The promise of a truly voice activated world: How real is it

While the world is slowly being controlled by voice activation and speech recognition, it usually requires a physical trigger or button press, which seems to undercut the power of voice control. But that distinction should be fading away as we get more sophisticated technology that allows devices to recognize more voice commands without a physical prompt.

That’s the promise behind the release of Sensory’s TrulyHandsfree Voice Control 2.0 software Tuesday. The latest speech detection technology builds upon the 1.0 version, which allowed users to trigger a device with a small set of words without a prompt. Now version 2.0 recognizes and responds to many more keywords and longer phrases, dozens of them, that can be analyzed in the course of a regular noisy conversation. The latest update increases the accuracy significantly by 60 percent and picks out words better in loud environments. What it enables is a much more natural interface with a device that can be listening for a wide array of triggers.

TrulyHandsfree is already at work in car Bluetooth kits from BlueAnt and Kensington and phones like the Samsung Galaxy S II. And it’s finding its way into sophisticated toys like Mattel’s (s mat) Fijit Friends, which can respond to words spoken to it.

A voice-activated world

But that’s just the start. Sensory’s CEO Todd Mozer said he’s been contacted by four TV companies in the last month who are interested in using TrulyHandsfree as a front end for voice controls. He said there could be any number of devices from coffee machines and stereos to home automation systems and automobiles that can utilize the technology. It’s already starting to happen slowly, but now with more sophisticated and accurate software, we should see this integrated into a lot more products.

“Almost any new product can we use this Truly Handsfree approach, it’s so accurate,” Mozer said.

Removing buttons

Mozer said Truly Handsfree is transforming Sensory’s speech technology business. Since launching a two years ago, the product quickly got integrated into 1/3 of all Sensory’s voice-enabled products. This year, 2/3 of all products using Sensory’s technology are utilizing Truly Handsfree.

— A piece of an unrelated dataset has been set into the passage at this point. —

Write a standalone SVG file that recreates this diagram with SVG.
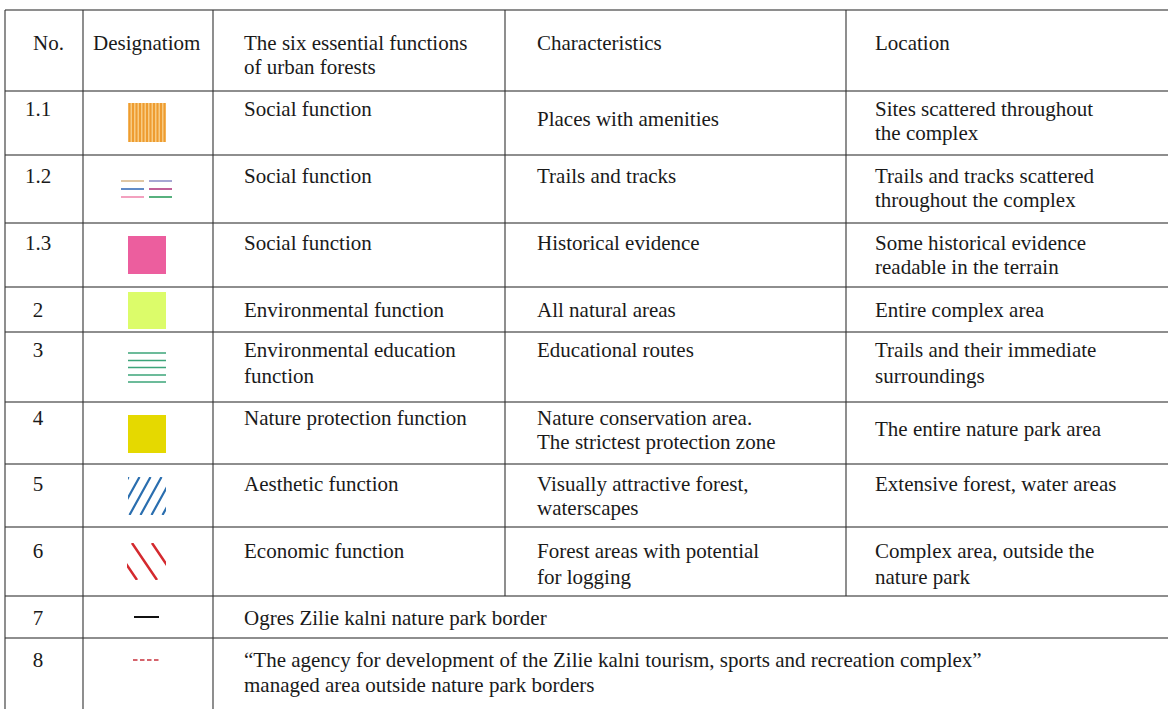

When combined with smarter speech recognition technology used by companies like Nuance (s nuan), Vlingo, Google (s goog) and Microsoft (s msft), it could really help bring speech technology into the mainstream. We’re seeing some of that promise now with devices like the Xbox Kinect, which can respond to some voice commands. But with a front end that can respond to a wide array of triggers and work in a lot of different environments, we could see users start to feel comfortable with speech as an input.

Mainstream catalyst

That’s one of things that still holds me up at times. I like Android Voice Actions, but even just the act of pressing the microphone icon to start an action is an extra step that sometimes deters me. Google recently said 25 percent of searches on Android devices are conducted by voice. Imagine how much that would go up if people could just talk to their phones without waking it up. A solution has to be accurate though, not firing on the wrong words. Mozer said Truly Handsfree 2.0 registers a 10 percent false reject rate and has a false acceptance rate of a word every three to five hours, and it can register words from 20 feet away. It’s not perfect, but it is getting very good.

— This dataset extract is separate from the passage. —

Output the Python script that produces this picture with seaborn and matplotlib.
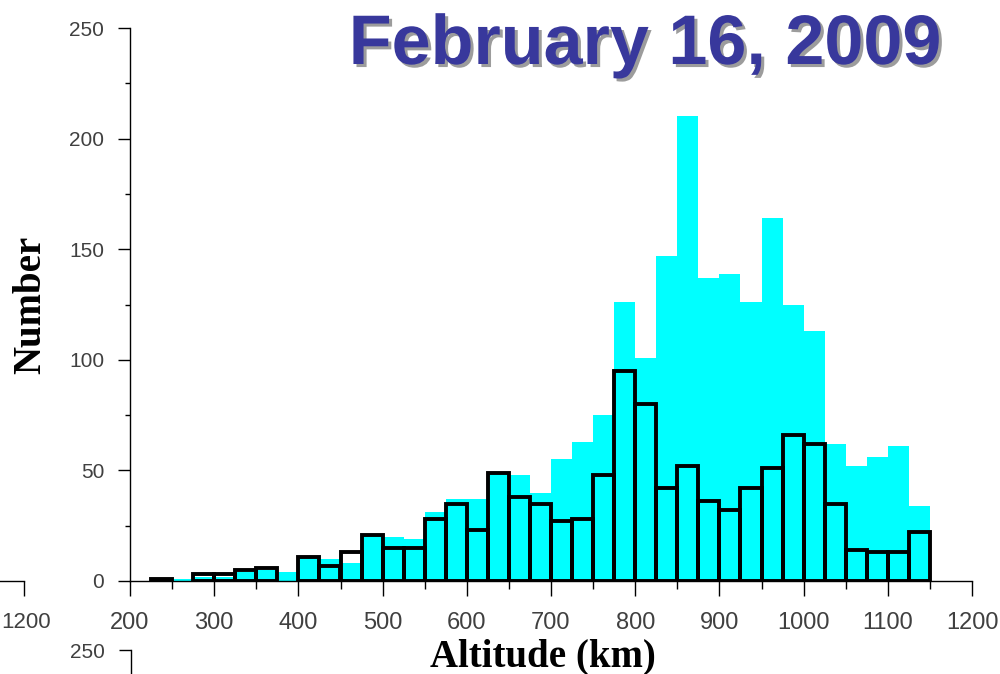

I think speech technology has a ways to go to the point where we’re talking to computers like HAL or the system on the Star Trek Enterprise. But it’s coming together. We still need computers to figure out the harder task of understanding our speech and our intent but that’s coming around as we’re seeing with projects like IBM’s Watson (s ibm). We increasingly have so much data stored in the cloud and on our devices that it makes sense to also tap tools like voice to get at that. Achieving that future involves a lot of progress including the work being done by Sensory. I, for one, can’t wait to do less button pressing and more voice activating.